━━━━━ Data provided

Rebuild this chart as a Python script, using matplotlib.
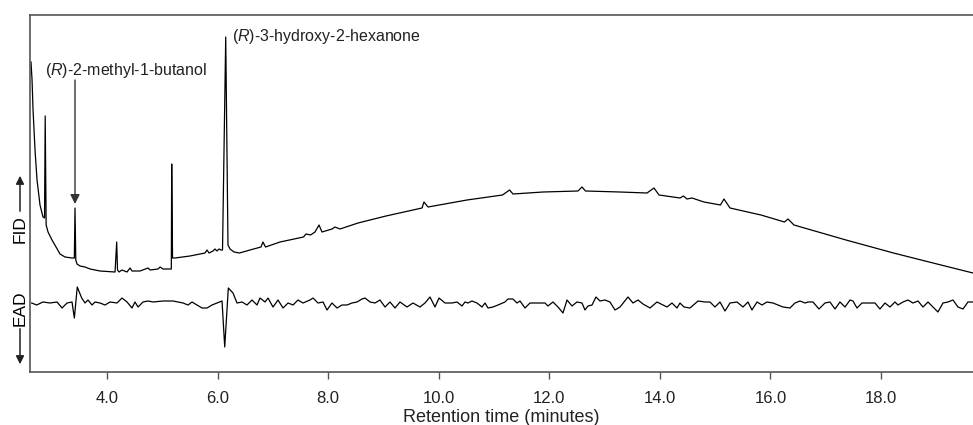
import matplotlib
matplotlib.use('Agg')
import matplotlib.pyplot as plt
from matplotlib.patches import FancyArrowPatch

plt.rcParams['font.family'] = ['Liberation Sans', 'DejaVu Sans']
plt.rcParams['mathtext.fontset'] = 'custom'
plt.rcParams['mathtext.rm'] = 'Liberation Sans'
plt.rcParams['mathtext.it'] = 'Liberation Sans:italic'

# FID trace (retention time in minutes, response in arbitrary units)
fid_time = [2.625, 2.644, 2.662, 2.698, 2.734, 2.788, 2.842, 2.870, 2.882, 2.899,
            2.933, 3.005, 3.078, 3.150, 3.240, 3.367, 3.409, 3.421, 3.435, 3.457,
            3.512, 3.602, 3.693, 3.873, 4.145, 4.175, 4.190, 4.217, 4.271, 4.362,
            4.416, 4.452, 4.597, 4.742, 4.778, 4.922, 4.959, 5.013, 5.139, 5.163,
            5.170, 5.185, 5.230, 5.501, 5.772, 5.809, 5.845, 5.917, 5.953, 5.989,
            6.026, 6.062, 6.089, 6.147, 6.188, 6.225, 6.297, 6.396, 6.586, 6.785,
            6.821, 6.867, 7.129, 7.554, 7.599, 7.681, 7.762, 7.834, 7.889, 8.069,
            8.124, 8.214, 8.540, 9.046, 9.697, 9.733, 9.806, 10.511, 11.153, 11.281,
            11.343, 11.886, 12.519, 12.591, 12.654, 13.278, 13.767, 13.893, 13.984, 14.363,
            14.426, 14.490, 14.580, 14.797, 15.095, 15.159, 15.268, 15.828, 16.253, 16.317,
            16.425, 17.366, 18.225, 19.084, 19.663]
fid_signal = [310, 292, 262, 222, 192, 167, 155, 154, 256, 147,
              140, 132, 125, 118, 115, 114, 114, 164, 112, 108,
              106, 105, 103, 101, 100, 130, 102, 100, 102, 100,
              104, 101, 101, 104, 102, 103, 105, 103, 103, 103,
              208, 114, 114, 116, 119, 122, 119, 121, 123, 121,
              123, 122, 122, 335, 127, 123, 120, 119, 122, 125,
              130, 125, 130, 135, 138, 137, 140, 147, 140, 143,
              145, 143, 149, 156, 164, 170, 165, 172, 177, 182,
              178, 180, 181, 185, 181, 180, 179, 184, 177, 174,
              176, 173, 174, 170, 167, 173, 164, 157, 150, 153,
              147, 132, 119, 107, 99]

# EAD trace (retention time in minutes, deflection in arbitrary units)
ead_time = [2.638, 2.727, 2.842, 2.969, 3.096, 3.186, 3.277, 3.367, 3.409, 3.462,
            3.542, 3.602, 3.656, 3.729, 3.783, 3.873, 3.964, 4.054, 4.181, 4.271,
            4.362, 4.452, 4.506, 4.561, 4.651, 4.742, 4.832, 5.013, 5.194, 5.375,
            5.465, 5.537, 5.628, 5.718, 5.809, 5.899, 5.989, 6.080, 6.129, 6.194,
            6.279, 6.351, 6.442, 6.532, 6.622, 6.713, 6.767, 6.858, 6.912, 7.002,
            7.093, 7.183, 7.274, 7.364, 7.454, 7.545, 7.671, 7.726, 7.816, 7.907,
            7.979, 8.069, 8.160, 8.250, 8.341, 8.431, 8.522, 8.612, 8.666, 8.757,
            8.847, 8.937, 9.028, 9.118, 9.209, 9.299, 9.426, 9.534, 9.661, 9.751,
            9.842, 9.932, 10.005, 10.113, 10.240, 10.330, 10.421, 10.475, 10.529, 10.601,
            10.692, 10.782, 10.837, 10.891, 10.981, 11.072, 11.198, 11.252, 11.343, 11.415,
            11.470, 11.560, 11.650, 11.741, 11.831, 11.922, 11.976, 12.066, 12.157, 12.247,
            12.320, 12.410, 12.500, 12.591, 12.645, 12.699, 12.772, 12.844, 12.916, 13.007,
            13.097, 13.188, 13.278, 13.423, 13.513, 13.604, 13.694, 13.821, 13.947, 14.056,
            14.128, 14.219, 14.309, 14.363, 14.436, 14.544, 14.689, 14.815, 14.906, 14.996,
            15.087, 15.177, 15.268, 15.394, 15.503, 15.593, 15.665, 15.756, 15.846, 15.937,
            16.045, 16.136, 16.226, 16.353, 16.443, 16.534, 16.624, 16.678, 16.769, 16.877,
            16.986, 17.076, 17.167, 17.257, 17.348, 17.438, 17.492, 17.565, 17.655, 17.763,
            17.890, 17.980, 18.071, 18.161, 18.252, 18.306, 18.397, 18.487, 18.577, 18.668,
            18.758, 18.849, 18.939, 19.029, 19.120, 19.210, 19.301, 19.391, 19.482, 19.572,
            19.663]
ead_signal = [0, -2, 1, 0, 1, -5, 0, 1, -15, 16,
              5, 0, 3, -2, 1, 0, -2, 1, 0, 5,
              1, -5, 1, -4, 1, 2, 1, 2, 2, 0,
              -2, 1, -2, -5, -5, -2, 0, 2, -44, 15,
              10, 0, 1, -2, 3, -2, 5, 1, 5, -4,
              3, -5, 0, -2, 3, 0, 3, 5, 0, 1,
              -7, 0, -5, -2, -2, 0, 1, 4, 5, 1,
              0, 3, -4, 1, -5, 1, -4, 0, -4, 0,
              6, -4, 5, 0, 0, 1, -3, 1, 0, 2,
              0, -4, 0, -5, -4, -2, 1, 4, 4, 0,
              2, -5, 0, 0, 0, 0, -3, 1, -4, -10,
              3, -3, 1, 0, -7, -3, -2, 6, 2, 3,
              1, -7, -4, 6, 0, 3, -1, -5, 1, -2,
              -4, 0, -5, 0, -4, -5, 2, 1, 1, -4,
              1, -8, 0, 1, -4, 1, -7, 1, -2, 1,
              0, -2, -4, -5, 0, 2, 0, 1, 1, -6,
              0, 1, -6, 1, -4, 3, 2, -5, 0, 0,
              0, -6, 0, -4, 1, -2, 1, 3, 0, 2,
              -4, 1, -4, -9, 0, 1, 3, -4, -6, 1,
              1]
ead_offset = 69

tick_values = [4.0, 6.0, 8.0, 10.0, 12.0, 14.0, 16.0, 18.0]
tick_labels = ['4.0', '6.0', '8.0', '10.0', '12.0', '14.0', '16.0', '18.0']

fig = plt.figure(figsize=(9.73, 4.25), dpi=100)
ax = fig.add_axes([30 / 973, 53 / 425, 943 / 973, 357 / 425])

ax.plot(fid_time, fid_signal, color='black', lw=0.9)
ax.plot(ead_time, [ead_offset + v for v in ead_signal], color='black', lw=0.9)

ax.set_xlim(2.607, 19.663)
ax.set_ylim(0, 357)

spine_color = '#555555'
for side in ['left', 'bottom', 'top']:
    ax.spines[side].set_color(spine_color)
    ax.spines[side].set_linewidth(1.2)
ax.spines['right'].set_visible(False)

ax.set_xticks(tick_values)
ax.set_xticklabels(tick_labels)
ax.set_yticks([])
ax.tick_params(axis='x', direction='out', length=5, width=1, color=spine_color,
               labelsize=12, pad=9, labelcolor='#222222')
ax.set_xlabel('Retention time (minutes)', fontsize=13, labelpad=2, color='#222222')

# compound labels
ax.annotate('', xy=(3.421, 168), xytext=(3.421, 292),
            arrowprops=dict(arrowstyle='-|>', color='#333333', lw=1, mutation_scale=14,
                            shrinkA=0, shrinkB=0))
ax.text(2.879, 302, '($\\mathit{R}$)-2-methyl-1-butanol', fontsize=11.5,
        ha='left', va='center', color='#222222')
ax.text(6.26, 335, '($\\mathit{R}$)-3-hydroxy-2-hexanone', fontsize=11.5,
        ha='left', va='center', color='#222222')

# detector labels on the left
fig.text(20 / 973, 196 / 425, 'FID', rotation=90, fontsize=12.5, ha='center', va='center')
fig.text(20 / 973, 117 / 425, 'EAD', rotation=90, fontsize=12.5, ha='center', va='center')
fig.patches.append(FancyArrowPatch((20, 211), (20, 252), arrowstyle='-|>', mutation_scale=12,
                                   color='#222222', lw=1.1, transform=None))
fig.patches.append(FancyArrowPatch((20, 99), (20, 58), arrowstyle='-|>', mutation_scale=12,
                                   color='#222222', lw=1.1, transform=None))

fig.savefig('out.png', dpi=100)
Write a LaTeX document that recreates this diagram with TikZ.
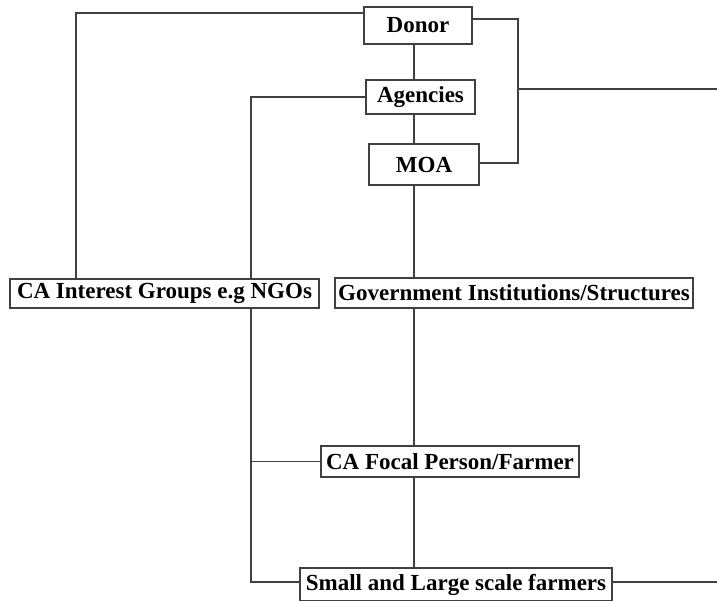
\documentclass[tikz,border=0pt]{standalone}
\usepackage{fontspec}
\setmainfont{Liberation Serif}
\usepackage{tikz}
\usetikzlibrary{positioning}
\tikzset{box/.style = {draw = mgray, line width = 1.2, fill = white, inner sep = 0,
                       font = \fontsize{23}{26}\selectfont\bfseries}}
\tikzset{link/.style = {draw = mgray, line width = 1.2}}
\definecolor{mgray}{rgb}{0.25, 0.25, 0.25}

\begin{document}
\begin{tikzpicture}[x = 1pt, y = -1pt]
    \useasboundingbox (0, 0) rectangle (717, 600);

    \node (donor) at (418, 25.5) [box, minimum width = 108, minimum height = 37] {Donor};
    \node (agencies) at (420.5, 97) [box, minimum width = 109, minimum height = 34] {Agencies};
    \node (moa) at (424, 164.5) [box, minimum width = 110, minimum height = 41] {MOA};
    \node (ngos) at (164.5, 293.5) [box, minimum width = 309, minimum height = 29] {CA Interest Groups e.g NGOs};
    \node (gov) at (514, 293) [box, minimum width = 358, minimum height = 30] {Government Institutions/Structures};
    \node (focal) at (450, 461.5) [box, minimum width = 258, minimum height = 31] {CA Focal Person/Farmer};
    \node (farmers) at (456, 584.5) [box, minimum width = 312, minimum height = 33] {Small and Large scale farmers};

    % vertical runs
    \coordinate (leftbus) at (76, 0);
    \coordinate (ngobus) at (251, 0);
    \coordinate (spine) at (414, 0);
    \coordinate (rightbus) at (518, 0);
    \coordinate (outtop) at (717, 89);
    \coordinate (outbottom) at (717, 582);

    \draw [link] ([yshift = 12.5]donor.west) -| (ngos.north -| leftbus);
    \draw [link] (agencies.west) -| (ngos.north -| ngobus);
    \draw [link] (donor.south -| spine) -- (agencies.north -| spine);
    \draw [link] (agencies.south -| spine) -- (moa.north -| spine);
    \draw [link] (moa.south -| spine) -- (gov.north -| spine);
    \draw [link] ([yshift = 6.5]donor.east) -| ([yshift = 1.5]moa.east -| rightbus) -- ([yshift = 1.5]moa.east);
    \draw [link] (outtop -| rightbus) -- (outtop);

    \draw [link] (ngos.south -| ngobus) |- ([yshift = 2.5]farmers.west);
    \draw [link] (focal.west) -- (focal.west -| ngobus);
    \draw [link] (gov.south -| spine) -- (focal.north -| spine);
    \draw [link] (focal.south -| spine) -- (farmers.north -| spine);
    \draw [link] ([yshift = 2.5]farmers.east) -- (outbottom);
  \end{tikzpicture}
\end{document}
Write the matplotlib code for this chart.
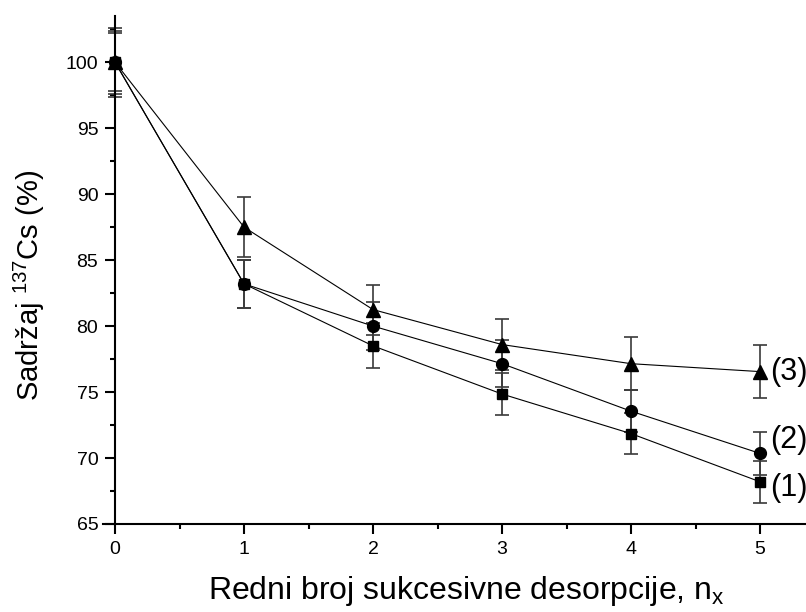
import matplotlib
matplotlib.use("Agg")
import matplotlib.pyplot as plt
from matplotlib.ticker import MultipleLocator

plt.rcParams['font.family'] = ['Liberation Sans', 'DejaVu Sans']
plt.rcParams['mathtext.fontset'] = 'custom'
plt.rcParams['mathtext.rm'] = 'Liberation Sans'
plt.rcParams['mathtext.it'] = 'Liberation Sans:italic'

# podaci
n_des = [0, 1, 2, 3, 4, 5]
cs_1 = [100.0, 83.2, 78.5, 74.85, 71.85, 68.2]
err_1 = [2.2, 1.8, 1.7, 1.6, 1.55, 1.6]
cs_2 = [100.0, 83.2, 80.0, 77.15, 73.55, 70.35]
err_2 = [2.4, 1.8, 1.8, 1.8, 1.6, 1.65]
cs_3 = [100.0, 87.5, 81.25, 78.6, 77.15, 76.55]
err_3 = [2.6, 2.3, 1.9, 1.9, 2.0, 2.0]
series_labels = ['(1)', '(2)', '(3)']

fig = plt.figure(figsize=(8.06, 6.12), dpi=100)
ax = fig.add_axes([0.1283, 0.1438, 0.8947, 0.830])

series = [(cs_1, err_1, 's', 7.5, -4.5), (cs_2, err_2, 'o', 8.5, 9.5), (cs_3, err_3, '^', 9.5, 0)]
for (vals, errs, mk, ms, dy), lab in zip(series, series_labels):
    ax.errorbar(n_des, vals, yerr=errs, fmt='none', ecolor='#3a3a3a', elinewidth=1.2,
                capsize=5, capthick=1.2, zorder=2, clip_on=False)
    ax.plot(n_des, vals, color='black', lw=0.8, marker=mk, markersize=ms,
            markerfacecolor='black', markeredgecolor='black', zorder=3, clip_on=False)
    ax.annotate(lab, (n_des[-1], vals[-1]), xytext=(7, dy), textcoords='offset points',
                ha='left', va='center', fontsize=22, annotation_clip=False)

ax.set_xlim(-0.09, 5.5)
ax.set_ylim(65, 103.5)
ax.spines['left'].set_position(('data', 0))
ax.spines['right'].set_visible(False)
ax.spines['top'].set_visible(False)
for sp in ('left', 'bottom'):
    ax.spines[sp].set_linewidth(1.5)

ax.xaxis.set_major_locator(MultipleLocator(1))
ax.xaxis.set_minor_locator(MultipleLocator(0.5))
ax.yaxis.set_major_locator(MultipleLocator(5))
ax.yaxis.set_minor_locator(MultipleLocator(2.5))
ax.tick_params(which='major', direction='out', length=7, width=1.5, labelsize=14, pad=5)
ax.tick_params(which='minor', direction='out', length=3.5, width=1.5)

ax.set_xlabel('Redni broj sukcesivne desorpcije, n$_{\\mathrm{x}}$', fontsize=23)
ax.xaxis.set_label_coords(0.503, -0.148)
ax.xaxis.label.set_va('baseline')
ax.set_ylabel('Sadržaj $^{137}$Cs (%)', fontsize=21)
ax.yaxis.set_label_coords(-0.102, 0.47)
ax.yaxis.label.set_va('center')

fig.savefig('out.png', dpi=100)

━━━━━━━━━━

§ **Exercise details**
Only the lines from the one with "Write a LaTeX" through the one with "at (456, 584.5)" belong in your copy; retype them exactly and drop any pictures.

§ **Response to this exercise**
Write a LaTeX document that recreates this diagram with TikZ.
\documentclass[tikz,border=0pt]{standalone}
\usepackage{fontspec}
\setmainfont{Liberation Serif}
\usepackage{tikz}
\usetikzlibrary{positioning}
\tikzset{box/.style = {draw = mgray, line width = 1.2, fill = white, inner sep = 0,
                       font = \fontsize{23}{26}\selectfont\bfseries}}
\tikzset{link/.style = {draw = mgray, line width = 1.2}}
\definecolor{mgray}{rgb}{0.25, 0.25, 0.25}

\begin{document}
\begin{tikzpicture}[x = 1pt, y = -1pt]
    \useasboundingbox (0, 0) rectangle (717, 600);

    \node (donor) at (418, 25.5) [box, minimum width = 108, minimum height = 37] {Donor};
    \node (agencies) at (420.5, 97) [box, minimum width = 109, minimum height = 34] {Agencies};
    \node (moa) at (424, 164.5) [box, minimum width = 110, minimum height = 41] {MOA};
    \node (ngos) at (164.5, 293.5) [box, minimum width = 309, minimum height = 29] {CA Interest Groups e.g NGOs};
    \node (gov) at (514, 293) [box, minimum width = 358, minimum height = 30] {Government Institutions/Structures};
    \node (focal) at (450, 461.5) [box, minimum width = 258, minimum height = 31] {CA Focal Person/Farmer};
    \node (farmers) at (456, 584.5) [box, minimum width = 312, minimum height = 33] {Small and Large scale farmers};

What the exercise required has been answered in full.